● Task to carry out: Everything in the listing except the pictures should be written out exactly.

⟨

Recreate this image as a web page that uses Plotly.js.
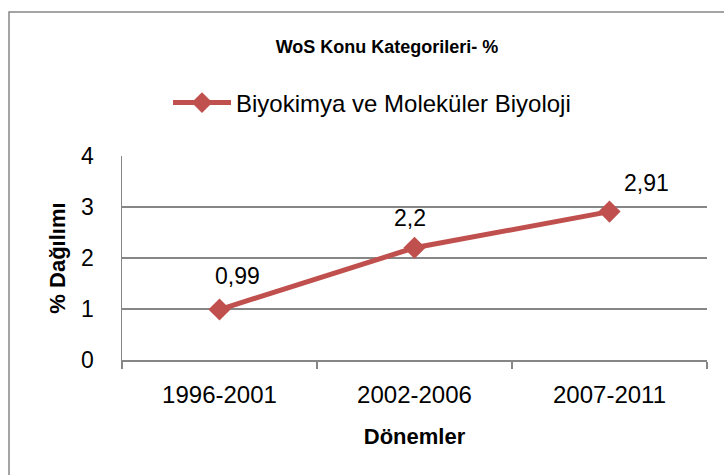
<!DOCTYPE html>
<html>
<head>
<meta charset="utf-8">
<script src="https://cdn.plot.ly/plotly-3.0.1.min.js"></script>
<style>
  html, body { margin: 0; padding: 0; background: #ffffff; }
  #chart { width: 724px; height: 475px; }
</style>
</head>
<body>
<div id="chart"></div>
<script>
// ---- data ----
const categories = ["1996-2001", "2002-2006", "2007-2011"];
const seriesName = "Biyokimya ve Moleküler Biyoloji";
const values = [0.99, 2.2, 2.91];
const yTicks = [0, 1, 2, 3, 4];
const chartTitle = "WoS Konu Kategorileri- %";
const xTitle = "Dönemler";
const yTitle = "% Dağılımı";

// ---- styling ----
const FONT = "Liberation Sans, Arial, sans-serif";
const RED = "#C0504D";
const GRAY = "#868686";

const W = 724, H = 475;
const M = { l: 122, r: 17, t: 156, b: 115 };
const pw = W - M.l - M.r, ph = H - M.t - M.b;
const px = v => (v - M.l) / pw;           // pixel x -> paper x
const py = v => 1 - (v - M.t) / ph;       // pixel y -> paper y

const labelShift = [[18, 34], [-5, 30], [37, 29]];
const annotations = values.map((v, i) => ({
  x: categories[i], y: v, xref: "x", yref: "y",
  text: String(v).replace(".", ","),
  showarrow: false,
  xshift: labelShift[i][0], yshift: labelShift[i][1],
  font: { family: FONT, size: 23, color: "#000" }
}));

const trace = {
  type: "scatter", mode: "lines+markers",
  x: categories, y: values, name: seriesName,
  line: { color: RED, width: 5 },
  marker: { symbol: "diamond", size: 17, color: RED },
  cliponaxis: false
};

const layout = {
  width: W, height: H,
  margin: M,
  paper_bgcolor: "#ffffff", plot_bgcolor: "#ffffff",
  font: { family: FONT, color: "#000" },
  title: {
    text: "<b>" + chartTitle + "</b>",
    font: { family: FONT, size: 18, color: "#000" },
    x: 387 / W, xanchor: "center", xref: "container",
    y: 1 - 47 / H, yanchor: "middle", yref: "container"
  },
  showlegend: true,
  legend: {
    orientation: "h",
    x: px(168), xanchor: "left",
    y: py(103), yanchor: "middle",
    font: { family: FONT, size: 24, color: "#000" },
    itemwidth: 58,
    bgcolor: "rgba(0,0,0,0)"
  },
  xaxis: {
    type: "category",
    range: [-0.5, 2.5],
    showline: true, linecolor: GRAY, linewidth: 1.5,
    ticks: "outside", tickson: "boundaries", ticklen: 7, tickcolor: GRAY, tickwidth: 1.5,
    ticklabelstandoff: 13,
    showgrid: false, zeroline: false,
    tickfont: { family: FONT, size: 24, color: "#000" },
    title: { text: "<b>" + xTitle + "</b>", font: { family: FONT, size: 22, color: "#000" }, standoff: 21 },
    automargin: false
  },
  yaxis: {
    range: [0, 4],
    tickvals: yTicks,
    showline: true, linecolor: GRAY, linewidth: 1.5,
    showgrid: true, gridcolor: GRAY, gridwidth: 1.5,
    zeroline: false,
    ticks: "",
    ticklabelstandoff: 22,
    tickfont: { family: FONT, size: 23, color: "#000" },
    title: { text: "<b>" + yTitle + "</b>", font: { family: FONT, size: 22, color: "#000" }, standoff: 9 },
    automargin: false
  },
  annotations: annotations,
  shapes: [{
    type: "rect", xref: "paper", yref: "paper",
    x0: px(9), x1: px(W + 10), y0: py(H + 10), y1: py(12),
    line: { color: GRAY, width: 1.5 }, fillcolor: "rgba(0,0,0,0)", layer: "below"
  }]
};

Plotly.newPlot("chart", [trace], layout, { displayModeBar: false, staticPlot: true });
</script>
</body>
</html>
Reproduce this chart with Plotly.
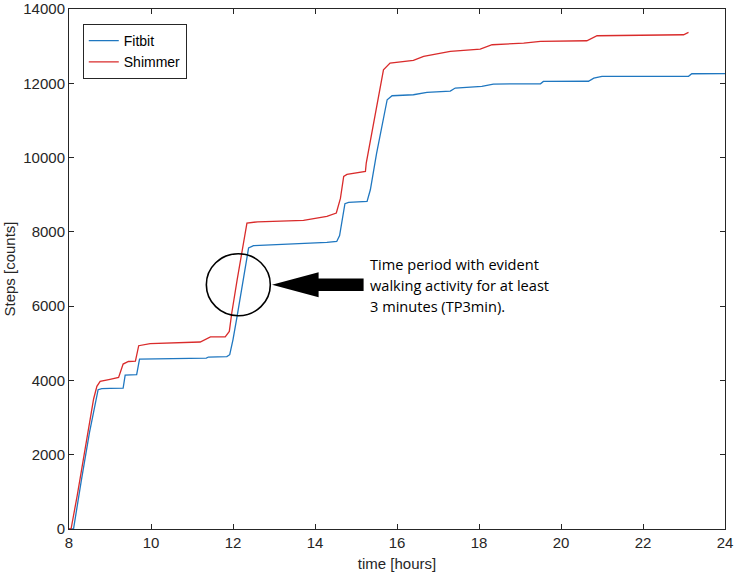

⟩

● Task answer:
Recreate this image as a web page that uses Plotly.js.
<!DOCTYPE html>
<html>
<head>
<meta charset="utf-8">
<script src="https://cdn.plot.ly/plotly-3.0.1.min.js"></script>
<style>
  html, body { margin: 0; padding: 0; background: #ffffff; }
  #chart { width: 724px; height: 475px; }
</style>
</head>
<body>
<div id="chart"></div>
<script>
// ---- data ----
const categories = ["1996-2001", "2002-2006", "2007-2011"];
const seriesName = "Biyokimya ve Moleküler Biyoloji";
const values = [0.99, 2.2, 2.91];
const yTicks = [0, 1, 2, 3, 4];
const chartTitle = "WoS Konu Kategorileri- %";
const xTitle = "Dönemler";
const yTitle = "% Dağılımı";

// ---- styling ----
const FONT = "Liberation Sans, Arial, sans-serif";
const RED = "#C0504D";
const GRAY = "#868686";

const W = 724, H = 475;
const M = { l: 122, r: 17, t: 156, b: 115 };
const pw = W - M.l - M.r, ph = H - M.t - M.b;
const px = v => (v - M.l) / pw;           // pixel x -> paper x
const py = v => 1 - (v - M.t) / ph;       // pixel y -> paper y

const labelShift = [[18, 34], [-5, 30], [37, 29]];
const annotations = values.map((v, i) => ({
  x: categories[i], y: v, xref: "x", yref: "y",
  text: String(v).replace(".", ","),
  showarrow: false,
  xshift: labelShift[i][0], yshift: labelShift[i][1],
  font: { family: FONT, size: 23, color: "#000" }
}));

const trace = {
  type: "scatter", mode: "lines+markers",
  x: categories, y: values, name: seriesName,
  line: { color: RED, width: 5 },
  marker: { symbol: "diamond", size: 17, color: RED },
  cliponaxis: false
};

const layout = {
  width: W, height: H,
  margin: M,
  paper_bgcolor: "#ffffff", plot_bgcolor: "#ffffff",
  font: { family: FONT, color: "#000" },
  title: {
    text: "<b>" + chartTitle + "</b>",
    font: { family: FONT, size: 18, color: "#000" },
    x: 387 / W, xanchor: "center", xref: "container",
    y: 1 - 47 / H, yanchor: "middle", yref: "container"
  },
  showlegend: true,
  legend: {
    orientation: "h",
    x: px(168), xanchor: "left",
    y: py(103), yanchor: "middle",
    font: { family: FONT, size: 24, color: "#000" },
    itemwidth: 58,
    bgcolor: "rgba(0,0,0,0)"
  },
  xaxis: {
    type: "category",
    range: [-0.5, 2.5],
    showline: true, linecolor: GRAY, linewidth: 1.5,
    ticks: "outside", tickson: "boundaries", ticklen: 7, tickcolor: GRAY, tickwidth: 1.5,
    ticklabelstandoff: 13,
    showgrid: false, zeroline: false,
    tickfont: { family: FONT, size: 24, color: "#000" },
    title: { text: "<b>" + xTitle + "</b>", font: { family: FONT, size: 22, color: "#000" }, standoff: 21 },
    automargin: false
  },
  yaxis: {
    range: [0, 4],
    tickvals: yTicks,
    showline: true, linecolor: GRAY, linewidth: 1.5,
    showgrid: true, gridcolor: GRAY, gridwidth: 1.5,
    zeroline: false,
    ticks: "",
    ticklabelstandoff: 22,
    tickfont: { family: FONT, size: 23, color: "#000" },
    title: { text: "<b>" + yTitle + "</b>", font: { family: FONT, size: 22, color: "#000" }, standoff: 9 },
    automargin: false
  },
  annotations: annotations,
  shapes: [{
    type: "rect", xref: "paper", yref: "paper",
    x0: px(9), x1: px(W + 10), y0: py(H + 10), y1: py(12),
    line: { color: GRAY, width: 1.5 }, fillcolor: "rgba(0,0,0,0)", layer: "below"
  }]
};

Plotly.newPlot("chart", [trace], layout, { displayModeBar: false, staticPlot: true });
</script>
</body>
</html>
Reproduce this chart with Plotly.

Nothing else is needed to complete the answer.